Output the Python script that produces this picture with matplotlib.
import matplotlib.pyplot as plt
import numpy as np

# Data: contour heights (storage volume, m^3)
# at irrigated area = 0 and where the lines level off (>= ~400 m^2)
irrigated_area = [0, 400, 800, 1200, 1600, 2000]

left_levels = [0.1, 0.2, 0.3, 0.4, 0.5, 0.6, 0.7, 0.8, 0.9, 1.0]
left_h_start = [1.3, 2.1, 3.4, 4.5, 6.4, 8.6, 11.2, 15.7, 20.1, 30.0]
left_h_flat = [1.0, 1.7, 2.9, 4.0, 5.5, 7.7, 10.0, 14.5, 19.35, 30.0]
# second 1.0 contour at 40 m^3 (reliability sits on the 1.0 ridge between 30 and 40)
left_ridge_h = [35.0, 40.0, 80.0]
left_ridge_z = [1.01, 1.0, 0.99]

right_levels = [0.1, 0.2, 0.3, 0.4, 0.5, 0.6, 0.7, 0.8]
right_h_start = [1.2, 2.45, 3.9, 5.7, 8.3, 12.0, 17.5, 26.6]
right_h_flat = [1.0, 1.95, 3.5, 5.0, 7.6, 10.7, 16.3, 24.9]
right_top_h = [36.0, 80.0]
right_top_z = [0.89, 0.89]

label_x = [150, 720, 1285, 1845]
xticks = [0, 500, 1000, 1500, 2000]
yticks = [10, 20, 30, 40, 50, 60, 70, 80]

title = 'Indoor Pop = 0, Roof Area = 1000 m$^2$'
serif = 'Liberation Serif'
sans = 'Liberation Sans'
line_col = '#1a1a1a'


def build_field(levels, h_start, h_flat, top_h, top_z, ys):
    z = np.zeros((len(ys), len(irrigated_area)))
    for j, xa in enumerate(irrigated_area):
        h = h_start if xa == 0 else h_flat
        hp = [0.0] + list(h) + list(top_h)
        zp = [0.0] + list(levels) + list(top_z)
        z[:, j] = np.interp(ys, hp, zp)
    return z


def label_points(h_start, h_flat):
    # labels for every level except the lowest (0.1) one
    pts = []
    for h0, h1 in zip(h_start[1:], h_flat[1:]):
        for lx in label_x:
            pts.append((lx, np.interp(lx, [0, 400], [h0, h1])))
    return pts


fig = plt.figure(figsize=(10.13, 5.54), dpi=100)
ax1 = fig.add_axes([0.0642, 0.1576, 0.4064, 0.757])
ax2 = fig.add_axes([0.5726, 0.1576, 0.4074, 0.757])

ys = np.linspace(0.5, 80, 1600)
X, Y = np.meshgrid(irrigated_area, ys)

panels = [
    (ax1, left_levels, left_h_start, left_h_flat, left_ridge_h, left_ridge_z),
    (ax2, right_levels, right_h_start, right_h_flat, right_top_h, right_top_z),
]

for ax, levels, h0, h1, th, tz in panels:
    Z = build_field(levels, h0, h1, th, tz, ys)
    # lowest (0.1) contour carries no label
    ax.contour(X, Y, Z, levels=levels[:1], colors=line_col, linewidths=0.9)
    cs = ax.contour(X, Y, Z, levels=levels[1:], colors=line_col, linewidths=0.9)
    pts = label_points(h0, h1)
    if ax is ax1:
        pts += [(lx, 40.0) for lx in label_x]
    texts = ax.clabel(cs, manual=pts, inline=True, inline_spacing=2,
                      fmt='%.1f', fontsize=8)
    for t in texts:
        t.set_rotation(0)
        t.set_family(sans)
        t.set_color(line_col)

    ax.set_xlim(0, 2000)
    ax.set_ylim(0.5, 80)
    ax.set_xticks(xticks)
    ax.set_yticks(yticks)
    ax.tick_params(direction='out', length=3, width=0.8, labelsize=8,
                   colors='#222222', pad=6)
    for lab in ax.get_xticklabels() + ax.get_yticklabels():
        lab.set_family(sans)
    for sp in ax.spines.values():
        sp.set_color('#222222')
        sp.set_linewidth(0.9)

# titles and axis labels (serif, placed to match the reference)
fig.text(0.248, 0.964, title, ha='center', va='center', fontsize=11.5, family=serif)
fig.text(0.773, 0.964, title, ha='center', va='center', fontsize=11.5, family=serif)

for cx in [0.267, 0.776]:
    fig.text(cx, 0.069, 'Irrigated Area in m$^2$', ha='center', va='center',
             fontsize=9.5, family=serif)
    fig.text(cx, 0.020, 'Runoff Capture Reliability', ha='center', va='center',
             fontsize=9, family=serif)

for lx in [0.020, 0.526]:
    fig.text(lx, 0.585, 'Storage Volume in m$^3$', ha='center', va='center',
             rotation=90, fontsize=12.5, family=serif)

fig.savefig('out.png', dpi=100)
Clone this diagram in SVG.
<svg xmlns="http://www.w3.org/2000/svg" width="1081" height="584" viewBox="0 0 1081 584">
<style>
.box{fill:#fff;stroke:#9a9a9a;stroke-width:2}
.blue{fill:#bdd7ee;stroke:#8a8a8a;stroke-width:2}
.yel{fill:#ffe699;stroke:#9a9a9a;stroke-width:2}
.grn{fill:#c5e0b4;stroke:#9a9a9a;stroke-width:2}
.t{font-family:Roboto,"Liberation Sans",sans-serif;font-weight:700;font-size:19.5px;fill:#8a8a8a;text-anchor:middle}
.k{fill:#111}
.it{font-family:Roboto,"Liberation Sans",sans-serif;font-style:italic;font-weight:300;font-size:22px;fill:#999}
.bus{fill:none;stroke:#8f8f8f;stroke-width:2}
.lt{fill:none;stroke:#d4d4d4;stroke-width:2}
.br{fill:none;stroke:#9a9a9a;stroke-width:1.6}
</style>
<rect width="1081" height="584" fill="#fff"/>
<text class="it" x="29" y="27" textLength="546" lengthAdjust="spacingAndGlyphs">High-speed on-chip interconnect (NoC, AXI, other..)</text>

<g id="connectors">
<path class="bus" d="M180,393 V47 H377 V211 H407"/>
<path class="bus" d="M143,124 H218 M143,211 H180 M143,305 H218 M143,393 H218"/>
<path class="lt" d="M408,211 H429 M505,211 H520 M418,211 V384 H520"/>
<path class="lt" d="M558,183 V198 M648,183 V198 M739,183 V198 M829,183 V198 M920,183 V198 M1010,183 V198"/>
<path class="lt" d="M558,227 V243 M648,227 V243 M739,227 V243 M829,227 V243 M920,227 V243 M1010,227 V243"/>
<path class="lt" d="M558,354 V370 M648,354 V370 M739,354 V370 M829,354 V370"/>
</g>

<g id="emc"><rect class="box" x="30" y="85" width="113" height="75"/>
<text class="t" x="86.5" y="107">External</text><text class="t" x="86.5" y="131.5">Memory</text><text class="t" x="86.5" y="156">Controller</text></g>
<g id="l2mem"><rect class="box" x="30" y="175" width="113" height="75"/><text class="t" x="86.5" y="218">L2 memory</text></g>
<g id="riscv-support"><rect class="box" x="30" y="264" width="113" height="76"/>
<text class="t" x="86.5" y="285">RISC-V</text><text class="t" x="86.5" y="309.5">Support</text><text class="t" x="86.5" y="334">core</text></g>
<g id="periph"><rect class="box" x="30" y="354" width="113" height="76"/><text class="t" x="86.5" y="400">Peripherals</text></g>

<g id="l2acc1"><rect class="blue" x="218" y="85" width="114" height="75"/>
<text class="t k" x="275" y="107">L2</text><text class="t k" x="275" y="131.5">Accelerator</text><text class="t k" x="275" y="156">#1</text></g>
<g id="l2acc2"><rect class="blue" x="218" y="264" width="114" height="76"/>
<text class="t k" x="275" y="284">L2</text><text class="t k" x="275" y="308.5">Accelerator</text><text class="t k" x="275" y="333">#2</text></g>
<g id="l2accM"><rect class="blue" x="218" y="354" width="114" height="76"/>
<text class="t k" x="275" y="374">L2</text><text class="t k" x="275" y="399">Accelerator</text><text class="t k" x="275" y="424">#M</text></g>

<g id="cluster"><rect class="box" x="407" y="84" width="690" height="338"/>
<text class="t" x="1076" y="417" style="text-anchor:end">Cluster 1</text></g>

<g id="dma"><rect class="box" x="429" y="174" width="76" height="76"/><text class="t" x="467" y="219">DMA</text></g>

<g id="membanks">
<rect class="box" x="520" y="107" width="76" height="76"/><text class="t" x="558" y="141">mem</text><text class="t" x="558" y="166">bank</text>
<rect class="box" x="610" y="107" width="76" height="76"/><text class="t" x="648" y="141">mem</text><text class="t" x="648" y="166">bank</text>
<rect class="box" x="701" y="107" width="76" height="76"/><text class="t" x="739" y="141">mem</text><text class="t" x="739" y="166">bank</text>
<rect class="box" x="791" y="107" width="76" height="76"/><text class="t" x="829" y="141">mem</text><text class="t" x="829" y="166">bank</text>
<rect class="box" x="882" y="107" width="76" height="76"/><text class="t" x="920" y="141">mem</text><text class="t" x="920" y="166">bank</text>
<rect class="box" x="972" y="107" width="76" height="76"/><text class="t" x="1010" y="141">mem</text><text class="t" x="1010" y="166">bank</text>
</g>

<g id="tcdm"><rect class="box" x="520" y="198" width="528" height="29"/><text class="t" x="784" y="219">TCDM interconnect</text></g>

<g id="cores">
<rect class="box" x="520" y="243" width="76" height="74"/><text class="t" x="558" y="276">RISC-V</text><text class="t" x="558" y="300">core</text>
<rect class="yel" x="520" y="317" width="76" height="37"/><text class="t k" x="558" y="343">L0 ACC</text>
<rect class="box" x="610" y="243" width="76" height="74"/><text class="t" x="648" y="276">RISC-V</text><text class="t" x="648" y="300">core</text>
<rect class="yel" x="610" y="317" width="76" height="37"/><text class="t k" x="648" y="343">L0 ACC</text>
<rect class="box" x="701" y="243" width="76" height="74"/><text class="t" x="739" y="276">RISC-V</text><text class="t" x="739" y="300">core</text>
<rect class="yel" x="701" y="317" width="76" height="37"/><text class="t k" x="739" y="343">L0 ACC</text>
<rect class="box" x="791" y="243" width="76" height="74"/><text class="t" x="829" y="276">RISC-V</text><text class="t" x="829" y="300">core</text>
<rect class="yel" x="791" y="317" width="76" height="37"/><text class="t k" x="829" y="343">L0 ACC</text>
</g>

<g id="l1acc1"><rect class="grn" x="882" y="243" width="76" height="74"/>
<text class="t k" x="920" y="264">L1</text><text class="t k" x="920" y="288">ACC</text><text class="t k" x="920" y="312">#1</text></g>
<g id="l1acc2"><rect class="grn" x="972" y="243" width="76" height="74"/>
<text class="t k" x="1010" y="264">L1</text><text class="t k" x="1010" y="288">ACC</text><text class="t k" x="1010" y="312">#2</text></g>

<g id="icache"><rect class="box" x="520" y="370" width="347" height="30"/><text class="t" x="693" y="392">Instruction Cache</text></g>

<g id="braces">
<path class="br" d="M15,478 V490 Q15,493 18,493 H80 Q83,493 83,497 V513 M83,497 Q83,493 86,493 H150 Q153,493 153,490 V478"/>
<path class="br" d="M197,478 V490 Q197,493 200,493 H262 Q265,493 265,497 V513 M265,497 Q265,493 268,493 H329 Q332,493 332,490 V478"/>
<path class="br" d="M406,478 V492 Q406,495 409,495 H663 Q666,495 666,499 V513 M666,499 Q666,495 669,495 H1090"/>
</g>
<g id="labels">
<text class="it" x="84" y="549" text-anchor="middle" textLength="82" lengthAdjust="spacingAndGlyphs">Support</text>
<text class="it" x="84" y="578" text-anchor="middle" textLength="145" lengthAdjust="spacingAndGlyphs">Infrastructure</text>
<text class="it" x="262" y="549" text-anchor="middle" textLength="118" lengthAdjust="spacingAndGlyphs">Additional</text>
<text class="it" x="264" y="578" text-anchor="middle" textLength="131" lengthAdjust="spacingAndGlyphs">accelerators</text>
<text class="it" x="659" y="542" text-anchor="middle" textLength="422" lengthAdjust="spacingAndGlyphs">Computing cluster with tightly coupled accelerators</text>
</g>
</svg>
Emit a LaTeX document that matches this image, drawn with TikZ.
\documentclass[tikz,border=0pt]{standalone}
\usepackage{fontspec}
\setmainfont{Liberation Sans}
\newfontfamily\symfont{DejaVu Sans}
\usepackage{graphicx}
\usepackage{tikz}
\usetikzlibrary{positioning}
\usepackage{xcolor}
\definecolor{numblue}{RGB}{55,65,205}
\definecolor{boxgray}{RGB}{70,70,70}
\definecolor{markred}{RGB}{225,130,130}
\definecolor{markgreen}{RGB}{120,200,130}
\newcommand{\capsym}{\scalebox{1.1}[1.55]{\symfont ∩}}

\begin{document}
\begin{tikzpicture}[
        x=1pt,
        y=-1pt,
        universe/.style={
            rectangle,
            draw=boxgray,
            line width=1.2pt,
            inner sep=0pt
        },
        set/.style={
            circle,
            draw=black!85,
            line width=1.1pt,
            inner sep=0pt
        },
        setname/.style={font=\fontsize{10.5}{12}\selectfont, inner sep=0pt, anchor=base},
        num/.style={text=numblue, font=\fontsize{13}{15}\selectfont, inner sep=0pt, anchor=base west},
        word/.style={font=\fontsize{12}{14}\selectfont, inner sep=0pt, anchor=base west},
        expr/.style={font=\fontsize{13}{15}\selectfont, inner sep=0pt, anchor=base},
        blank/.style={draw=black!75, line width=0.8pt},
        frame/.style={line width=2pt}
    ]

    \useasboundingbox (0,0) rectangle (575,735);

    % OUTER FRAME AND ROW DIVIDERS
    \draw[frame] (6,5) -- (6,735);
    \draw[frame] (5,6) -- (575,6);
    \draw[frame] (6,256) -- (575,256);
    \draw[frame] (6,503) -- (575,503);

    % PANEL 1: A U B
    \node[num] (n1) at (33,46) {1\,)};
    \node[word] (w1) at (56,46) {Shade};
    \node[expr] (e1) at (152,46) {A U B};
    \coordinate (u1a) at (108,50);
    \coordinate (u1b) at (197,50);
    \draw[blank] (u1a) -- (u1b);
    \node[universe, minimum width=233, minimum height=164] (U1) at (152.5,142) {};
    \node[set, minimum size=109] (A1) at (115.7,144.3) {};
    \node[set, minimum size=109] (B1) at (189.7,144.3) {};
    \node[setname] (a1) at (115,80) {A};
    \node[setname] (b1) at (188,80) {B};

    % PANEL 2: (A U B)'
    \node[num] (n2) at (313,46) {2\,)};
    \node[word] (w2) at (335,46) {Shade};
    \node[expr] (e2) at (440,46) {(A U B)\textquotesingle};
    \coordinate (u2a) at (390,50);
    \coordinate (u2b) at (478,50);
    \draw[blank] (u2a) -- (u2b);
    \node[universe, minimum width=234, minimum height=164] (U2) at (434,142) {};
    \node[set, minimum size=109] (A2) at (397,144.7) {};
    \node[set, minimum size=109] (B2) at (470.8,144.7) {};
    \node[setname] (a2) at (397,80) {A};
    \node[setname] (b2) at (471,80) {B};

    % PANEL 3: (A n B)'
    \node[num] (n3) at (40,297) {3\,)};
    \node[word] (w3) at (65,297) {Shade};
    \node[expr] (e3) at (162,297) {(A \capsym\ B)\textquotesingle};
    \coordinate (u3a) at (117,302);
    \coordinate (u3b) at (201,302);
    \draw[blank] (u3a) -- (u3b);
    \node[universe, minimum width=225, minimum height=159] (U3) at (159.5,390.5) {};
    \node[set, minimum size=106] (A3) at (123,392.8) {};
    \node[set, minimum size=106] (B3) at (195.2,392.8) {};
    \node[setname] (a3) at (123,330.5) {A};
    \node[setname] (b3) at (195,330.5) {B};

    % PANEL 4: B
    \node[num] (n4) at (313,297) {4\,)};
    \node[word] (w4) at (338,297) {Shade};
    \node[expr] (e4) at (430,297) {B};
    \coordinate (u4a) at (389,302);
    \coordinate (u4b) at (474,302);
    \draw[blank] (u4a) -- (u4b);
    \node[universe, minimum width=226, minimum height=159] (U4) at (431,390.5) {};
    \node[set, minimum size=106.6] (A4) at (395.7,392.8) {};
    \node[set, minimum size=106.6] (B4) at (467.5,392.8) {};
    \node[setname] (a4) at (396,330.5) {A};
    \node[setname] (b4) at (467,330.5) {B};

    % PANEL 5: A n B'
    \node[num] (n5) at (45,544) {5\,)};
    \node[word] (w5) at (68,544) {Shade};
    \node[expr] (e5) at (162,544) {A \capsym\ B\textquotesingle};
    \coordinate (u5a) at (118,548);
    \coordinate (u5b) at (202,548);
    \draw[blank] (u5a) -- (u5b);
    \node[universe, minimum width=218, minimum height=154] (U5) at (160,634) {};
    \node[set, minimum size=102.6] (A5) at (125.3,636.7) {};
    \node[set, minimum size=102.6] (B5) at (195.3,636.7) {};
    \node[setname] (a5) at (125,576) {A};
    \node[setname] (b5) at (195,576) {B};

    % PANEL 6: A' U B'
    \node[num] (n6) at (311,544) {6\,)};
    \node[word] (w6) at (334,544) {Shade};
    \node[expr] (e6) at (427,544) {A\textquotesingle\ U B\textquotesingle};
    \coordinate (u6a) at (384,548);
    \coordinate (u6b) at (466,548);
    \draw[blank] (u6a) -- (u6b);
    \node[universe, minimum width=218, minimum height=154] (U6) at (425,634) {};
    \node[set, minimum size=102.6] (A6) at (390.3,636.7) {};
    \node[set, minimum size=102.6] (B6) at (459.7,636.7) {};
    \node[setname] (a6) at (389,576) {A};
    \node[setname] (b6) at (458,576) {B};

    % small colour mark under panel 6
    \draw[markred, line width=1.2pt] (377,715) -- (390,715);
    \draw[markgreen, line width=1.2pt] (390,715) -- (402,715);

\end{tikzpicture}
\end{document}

- [EXERCISE BRIEF] The lines to return begin at the first line of the records and end at the line holding "irrigated_area = [0, 400, 800, 1200, 1600, 2000]"; please return them exactly, including both, and nothing beyond.

- [PROBLEM SOLUTION]
Output the Python script that produces this picture with matplotlib.
import matplotlib.pyplot as plt
import numpy as np

# Data: contour heights (storage volume, m^3)
# at irrigated area = 0 and where the lines level off (>= ~400 m^2)
irrigated_area = [0, 400, 800, 1200, 1600, 2000]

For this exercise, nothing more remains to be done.